La Corona es una institución de la máxima importancia para la estabilidad
política y por ello es necesario examinar con atención toda la polémica que se
ha generado alrededor de Juan Carlos I, la figura política más importante de
nuestra historia reciente. En su trayectoria hay luces y sombras, aunque el balance
global debería ser claramente positivo por su decisiva contribución a la
consolidación de la democracia. Esto no significa ni impunidad ante conductas
delictivas ni inmunidad de crítica por todos los errores y golfadas que haya
podido cometer, con la consiguiente exigencia de responsabilidad política. La
inviolabilidad del Rey no puede ser un escudo protector frente a conductas
ilícitas, pero si los tribunales consideran que no es posible juzgar las
acciones cometidas mientras era Rey, no hay más que respetar la decisión, sin
eximirla de la pertinente crítica, y legislar para otorgar un sentido diferente
a la inviolabilidad.
Durante décadas la prensa ha guardado silencio sobre la vida
privada del Rey, pero todo esto cambió y se divulgaron escándalos
protagonizados por él y por miembros de su familia. Ante la seguridad de que
iban a aparecer nuevas informaciones relacionadas con la fortuna que había
amasado merced a comisiones sobre las que no había declarado a Hacienda se vio
presionado para abdicar. No sé si nos damos cuenta de lo que para Juan Carlos I
representaba este paso, pero conviene reflexionar detenidamente sobre ello
estos días en que se cumple el 70 aniversario del reinado de Isabel II de
Inglaterra. Juan Carlos I era Rey de España, Jefe del Estado, y podía y quería
seguir siéndolo hasta el momento de su muerte, como es natural en el caso de
las monarquías más importantes.
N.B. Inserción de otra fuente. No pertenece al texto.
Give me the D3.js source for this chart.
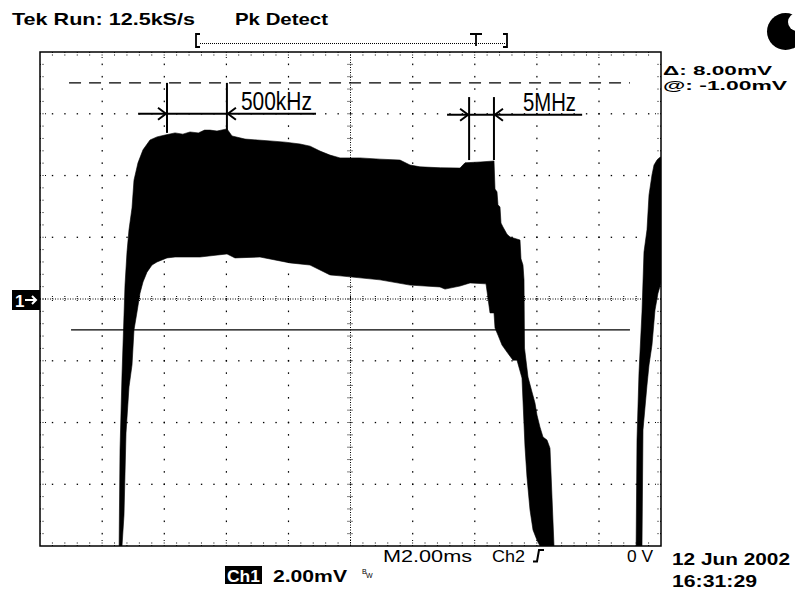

Se equivoca quien piense que estaba cansado de
reinar y cedía el testigo convencido de que su hijo estaba más capacitado. El
Rey Juan Carlos abdicó como consecuencia del escándalo que se cernía sobre él y
que podía comprometer a la propia monarquía. Con ello asumía la responsabilidad
política de su falta de ejemplaridad e imaginaba que a partir de ese momento los
dos grandes partidos le protegerían. Se equivocó. Su salida de la Jefatura del
Estado lo desnudaba frente a buena parte de la prensa y los partidos de
izquierda -también un PSOE con alma republicana y con acuerdos con Podemos- no
iban a desaprovechar semejante oportunidad para erosionar a la monarquía.
La indignación del Rey Juan Carlos, que se manifiesta en su comportamiento exhibicionista de estos últimos días y en esa frase “¿explicaciones de qué?” se debe a que piensa que su abdicación no está siendo debidamente valorada en un país en el que muchísimos políticos son incapaces de dimitir y asumir así su responsabilidad política. A la vista de lo que está sucediendo probablemente piense que abdicar fue un error, que si se hubiese mantenido como Jefe del Estado hubiera infundido más temor y, si la cosa iba a mayores, siempre podía salvar los muebles con la abdicación. Desgraciadamente tiene razón. A la izquierda no le ha bastado con la abdicación, desea una humillación pública.
Juan Carlos I abdicó y, críticas al margen, no tiene cuentas pendientes con la justicia. A partir de ahí, Felipe VI debería tratarlo con el respeto que merece quien es su padre e hizo muchas cosas buenas por España. Por esta razón lo pertinente era recibirlo en Zarzuela a la vista de todos los periodistas, con fotos demostrando filial cariño y permitiendo que durmiera en su casa, faltaría más. Avergonzándose de su padre y recibiéndolo a escondidas resta valor a la abdicación y se muestra como un Rey acobardado por la presión de los partidos de izquierda. Felipe VI debe tener confianza en el apoyo que sin duda le brinda mayoritariamente el pueblo español. Por eso, sin complejos, debería decirle a su padre que regrese a España y lleve una vida tranquila en el palacio de la Zarzuela, que siempre ha sido su casa.